%%
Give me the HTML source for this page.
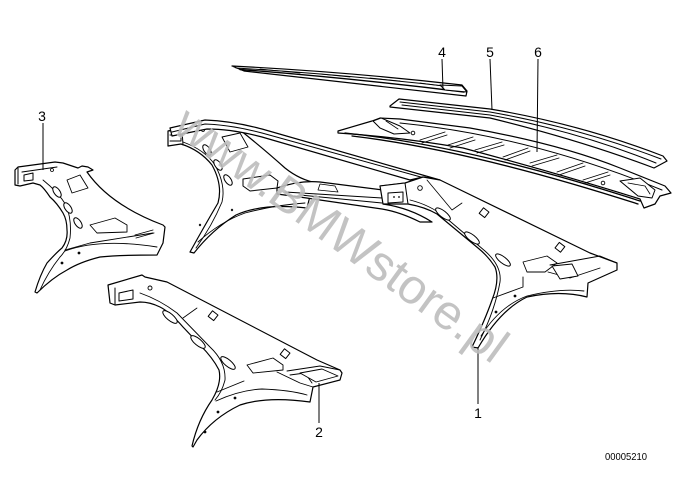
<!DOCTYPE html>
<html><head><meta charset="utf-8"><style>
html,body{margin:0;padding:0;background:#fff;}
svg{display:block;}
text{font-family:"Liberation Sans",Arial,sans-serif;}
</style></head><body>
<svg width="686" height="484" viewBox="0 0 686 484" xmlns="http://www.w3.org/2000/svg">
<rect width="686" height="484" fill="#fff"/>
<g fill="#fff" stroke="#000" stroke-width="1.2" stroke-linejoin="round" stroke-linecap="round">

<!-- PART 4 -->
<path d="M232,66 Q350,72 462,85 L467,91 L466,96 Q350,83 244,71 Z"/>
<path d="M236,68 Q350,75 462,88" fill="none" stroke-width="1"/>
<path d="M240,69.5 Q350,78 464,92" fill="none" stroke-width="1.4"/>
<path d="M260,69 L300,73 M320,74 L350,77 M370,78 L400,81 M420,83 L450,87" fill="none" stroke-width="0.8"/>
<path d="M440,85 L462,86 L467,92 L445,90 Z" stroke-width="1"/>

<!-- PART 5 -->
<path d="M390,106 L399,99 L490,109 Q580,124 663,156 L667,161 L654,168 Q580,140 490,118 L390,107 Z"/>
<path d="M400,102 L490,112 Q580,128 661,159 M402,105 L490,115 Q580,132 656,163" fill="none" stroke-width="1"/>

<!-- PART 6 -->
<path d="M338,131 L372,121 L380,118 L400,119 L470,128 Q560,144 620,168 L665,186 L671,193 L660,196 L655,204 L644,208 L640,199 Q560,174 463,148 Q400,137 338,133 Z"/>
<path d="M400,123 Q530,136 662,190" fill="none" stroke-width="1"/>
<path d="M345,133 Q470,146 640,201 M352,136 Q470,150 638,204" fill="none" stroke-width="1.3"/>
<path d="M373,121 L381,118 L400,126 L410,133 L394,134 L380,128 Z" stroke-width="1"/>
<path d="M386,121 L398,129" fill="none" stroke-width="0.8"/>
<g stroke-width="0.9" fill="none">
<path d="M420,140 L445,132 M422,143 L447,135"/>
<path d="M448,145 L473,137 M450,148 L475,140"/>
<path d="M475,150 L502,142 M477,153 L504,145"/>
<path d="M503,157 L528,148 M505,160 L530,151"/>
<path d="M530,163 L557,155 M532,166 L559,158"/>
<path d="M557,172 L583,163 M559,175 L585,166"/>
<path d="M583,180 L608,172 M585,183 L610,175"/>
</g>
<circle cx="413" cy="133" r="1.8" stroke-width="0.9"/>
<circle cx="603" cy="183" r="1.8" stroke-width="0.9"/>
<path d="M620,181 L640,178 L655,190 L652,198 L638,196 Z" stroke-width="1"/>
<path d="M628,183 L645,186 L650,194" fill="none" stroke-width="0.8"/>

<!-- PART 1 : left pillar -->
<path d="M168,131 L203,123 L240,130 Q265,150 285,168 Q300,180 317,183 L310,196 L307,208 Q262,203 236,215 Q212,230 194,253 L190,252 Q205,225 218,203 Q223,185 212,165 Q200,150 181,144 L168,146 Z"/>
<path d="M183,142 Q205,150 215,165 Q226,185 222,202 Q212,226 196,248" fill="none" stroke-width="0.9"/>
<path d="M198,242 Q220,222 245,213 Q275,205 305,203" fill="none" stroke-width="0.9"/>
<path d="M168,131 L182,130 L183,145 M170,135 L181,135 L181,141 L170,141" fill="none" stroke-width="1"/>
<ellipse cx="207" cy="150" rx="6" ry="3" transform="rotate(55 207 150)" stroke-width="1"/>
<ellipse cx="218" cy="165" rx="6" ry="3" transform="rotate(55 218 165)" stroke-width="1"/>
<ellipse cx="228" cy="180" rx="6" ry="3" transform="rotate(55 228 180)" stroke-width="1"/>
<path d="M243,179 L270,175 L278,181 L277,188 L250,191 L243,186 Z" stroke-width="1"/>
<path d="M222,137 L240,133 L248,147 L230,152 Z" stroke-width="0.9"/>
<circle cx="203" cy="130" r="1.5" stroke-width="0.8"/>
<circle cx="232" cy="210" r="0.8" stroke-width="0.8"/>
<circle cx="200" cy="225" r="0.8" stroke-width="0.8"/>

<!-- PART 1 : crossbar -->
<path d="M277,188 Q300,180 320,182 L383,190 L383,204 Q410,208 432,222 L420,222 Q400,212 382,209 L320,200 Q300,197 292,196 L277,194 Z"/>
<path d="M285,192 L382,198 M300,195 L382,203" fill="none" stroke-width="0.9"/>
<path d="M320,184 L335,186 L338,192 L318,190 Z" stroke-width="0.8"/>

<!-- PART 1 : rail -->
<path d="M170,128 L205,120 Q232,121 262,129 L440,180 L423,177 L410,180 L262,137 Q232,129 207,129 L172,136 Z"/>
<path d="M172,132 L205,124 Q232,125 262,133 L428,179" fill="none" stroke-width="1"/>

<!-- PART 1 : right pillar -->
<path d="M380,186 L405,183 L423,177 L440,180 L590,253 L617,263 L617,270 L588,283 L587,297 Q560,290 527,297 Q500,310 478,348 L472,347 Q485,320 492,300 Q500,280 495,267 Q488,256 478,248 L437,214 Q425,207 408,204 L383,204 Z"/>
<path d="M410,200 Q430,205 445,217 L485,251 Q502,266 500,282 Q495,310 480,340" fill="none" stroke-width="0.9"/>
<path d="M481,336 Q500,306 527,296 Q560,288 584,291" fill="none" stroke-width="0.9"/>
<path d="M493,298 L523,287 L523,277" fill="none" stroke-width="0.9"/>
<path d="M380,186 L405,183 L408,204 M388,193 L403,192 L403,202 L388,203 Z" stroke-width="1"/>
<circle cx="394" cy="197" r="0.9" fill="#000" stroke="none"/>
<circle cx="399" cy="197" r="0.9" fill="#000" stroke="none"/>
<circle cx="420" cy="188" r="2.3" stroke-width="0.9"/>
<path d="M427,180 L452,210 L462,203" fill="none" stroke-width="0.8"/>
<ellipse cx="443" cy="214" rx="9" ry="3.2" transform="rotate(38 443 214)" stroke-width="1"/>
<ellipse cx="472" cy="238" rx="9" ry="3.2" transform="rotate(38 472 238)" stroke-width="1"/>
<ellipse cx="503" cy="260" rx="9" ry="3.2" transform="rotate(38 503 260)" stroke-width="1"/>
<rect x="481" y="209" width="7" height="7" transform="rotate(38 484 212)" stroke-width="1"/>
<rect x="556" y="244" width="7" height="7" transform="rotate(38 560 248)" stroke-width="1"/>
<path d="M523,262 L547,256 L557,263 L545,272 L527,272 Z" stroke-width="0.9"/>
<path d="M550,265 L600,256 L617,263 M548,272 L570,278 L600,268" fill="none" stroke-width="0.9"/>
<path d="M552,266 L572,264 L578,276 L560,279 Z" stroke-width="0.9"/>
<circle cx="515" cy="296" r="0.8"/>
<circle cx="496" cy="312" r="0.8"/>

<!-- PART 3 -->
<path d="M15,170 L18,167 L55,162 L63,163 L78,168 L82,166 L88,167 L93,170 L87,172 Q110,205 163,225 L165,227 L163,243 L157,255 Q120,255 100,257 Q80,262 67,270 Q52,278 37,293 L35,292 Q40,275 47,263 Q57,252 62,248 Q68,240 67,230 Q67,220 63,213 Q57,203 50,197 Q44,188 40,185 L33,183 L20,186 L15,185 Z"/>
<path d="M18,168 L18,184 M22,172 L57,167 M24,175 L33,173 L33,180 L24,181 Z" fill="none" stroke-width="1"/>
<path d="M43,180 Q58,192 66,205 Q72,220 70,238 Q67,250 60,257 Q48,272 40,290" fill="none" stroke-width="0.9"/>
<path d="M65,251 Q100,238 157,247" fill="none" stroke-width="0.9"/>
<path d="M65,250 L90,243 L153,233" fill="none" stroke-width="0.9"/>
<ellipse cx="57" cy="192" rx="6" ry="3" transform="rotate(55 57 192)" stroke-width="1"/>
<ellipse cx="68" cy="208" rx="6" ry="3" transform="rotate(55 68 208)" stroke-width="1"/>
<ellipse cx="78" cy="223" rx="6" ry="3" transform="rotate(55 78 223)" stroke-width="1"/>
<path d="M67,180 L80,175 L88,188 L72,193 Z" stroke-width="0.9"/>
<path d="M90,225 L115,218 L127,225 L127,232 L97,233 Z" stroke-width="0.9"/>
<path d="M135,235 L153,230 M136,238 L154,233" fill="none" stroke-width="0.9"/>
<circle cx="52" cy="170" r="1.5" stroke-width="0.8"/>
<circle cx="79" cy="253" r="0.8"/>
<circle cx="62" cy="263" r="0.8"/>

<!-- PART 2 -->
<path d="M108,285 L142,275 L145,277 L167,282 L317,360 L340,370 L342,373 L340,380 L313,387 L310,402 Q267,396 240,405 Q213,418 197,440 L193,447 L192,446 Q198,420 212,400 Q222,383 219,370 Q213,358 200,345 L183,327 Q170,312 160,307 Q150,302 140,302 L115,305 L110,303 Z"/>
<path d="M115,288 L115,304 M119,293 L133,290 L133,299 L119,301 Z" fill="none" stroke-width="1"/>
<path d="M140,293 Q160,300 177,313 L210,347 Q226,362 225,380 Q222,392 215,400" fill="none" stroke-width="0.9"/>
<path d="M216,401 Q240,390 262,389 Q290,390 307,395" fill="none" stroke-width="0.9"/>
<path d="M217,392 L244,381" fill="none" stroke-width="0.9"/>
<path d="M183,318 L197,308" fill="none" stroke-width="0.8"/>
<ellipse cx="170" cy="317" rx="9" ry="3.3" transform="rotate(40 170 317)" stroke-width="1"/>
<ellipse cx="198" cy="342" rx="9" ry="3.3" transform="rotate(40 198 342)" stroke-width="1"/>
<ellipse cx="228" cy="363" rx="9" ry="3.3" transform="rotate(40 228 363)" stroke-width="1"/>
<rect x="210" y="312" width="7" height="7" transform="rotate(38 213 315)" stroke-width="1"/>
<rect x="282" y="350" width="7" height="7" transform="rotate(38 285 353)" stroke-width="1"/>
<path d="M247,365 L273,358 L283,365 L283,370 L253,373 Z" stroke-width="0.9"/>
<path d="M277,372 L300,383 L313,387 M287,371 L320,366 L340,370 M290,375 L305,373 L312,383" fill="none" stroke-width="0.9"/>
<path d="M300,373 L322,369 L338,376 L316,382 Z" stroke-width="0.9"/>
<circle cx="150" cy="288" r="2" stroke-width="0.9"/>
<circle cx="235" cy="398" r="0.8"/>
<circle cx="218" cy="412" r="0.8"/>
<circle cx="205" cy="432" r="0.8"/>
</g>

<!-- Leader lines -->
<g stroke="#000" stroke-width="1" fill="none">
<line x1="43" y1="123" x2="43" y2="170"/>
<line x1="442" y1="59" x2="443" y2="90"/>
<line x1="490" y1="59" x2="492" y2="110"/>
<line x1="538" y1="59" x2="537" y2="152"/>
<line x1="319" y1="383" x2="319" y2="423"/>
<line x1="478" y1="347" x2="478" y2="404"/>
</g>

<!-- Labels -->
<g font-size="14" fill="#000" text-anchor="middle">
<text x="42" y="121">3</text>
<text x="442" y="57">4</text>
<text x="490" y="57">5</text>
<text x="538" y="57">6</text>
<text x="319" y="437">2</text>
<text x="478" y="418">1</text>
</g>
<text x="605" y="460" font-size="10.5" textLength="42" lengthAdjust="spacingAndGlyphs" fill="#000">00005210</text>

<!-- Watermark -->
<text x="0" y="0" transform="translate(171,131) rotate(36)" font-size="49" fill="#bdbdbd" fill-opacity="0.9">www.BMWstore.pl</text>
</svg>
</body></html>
%%
[WHAT NEEDS TO BE DONE]:
Everything from the top line of the data down to and including the line with "L490,112 Q580,128 661,159" is to be copied, except the pictures.

[TASK RESULT]:
Give me the HTML source for this page.
<!DOCTYPE html>
<html><head><meta charset="utf-8"><style>
html,body{margin:0;padding:0;background:#fff;}
svg{display:block;}
text{font-family:"Liberation Sans",Arial,sans-serif;}
</style></head><body>
<svg width="686" height="484" viewBox="0 0 686 484" xmlns="http://www.w3.org/2000/svg">
<rect width="686" height="484" fill="#fff"/>
<g fill="#fff" stroke="#000" stroke-width="1.2" stroke-linejoin="round" stroke-linecap="round">

<!-- PART 4 -->
<path d="M232,66 Q350,72 462,85 L467,91 L466,96 Q350,83 244,71 Z"/>
<path d="M236,68 Q350,75 462,88" fill="none" stroke-width="1"/>
<path d="M240,69.5 Q350,78 464,92" fill="none" stroke-width="1.4"/>
<path d="M260,69 L300,73 M320,74 L350,77 M370,78 L400,81 M420,83 L450,87" fill="none" stroke-width="0.8"/>
<path d="M440,85 L462,86 L467,92 L445,90 Z" stroke-width="1"/>

<!-- PART 5 -->
<path d="M390,106 L399,99 L490,109 Q580,124 663,156 L667,161 L654,168 Q580,140 490,118 L390,107 Z"/>
<path d="M400,102 L490,112 Q580,128 661,159 M402,105 L490,115 Q580,132 656,163" fill="none" stroke-width="1"/>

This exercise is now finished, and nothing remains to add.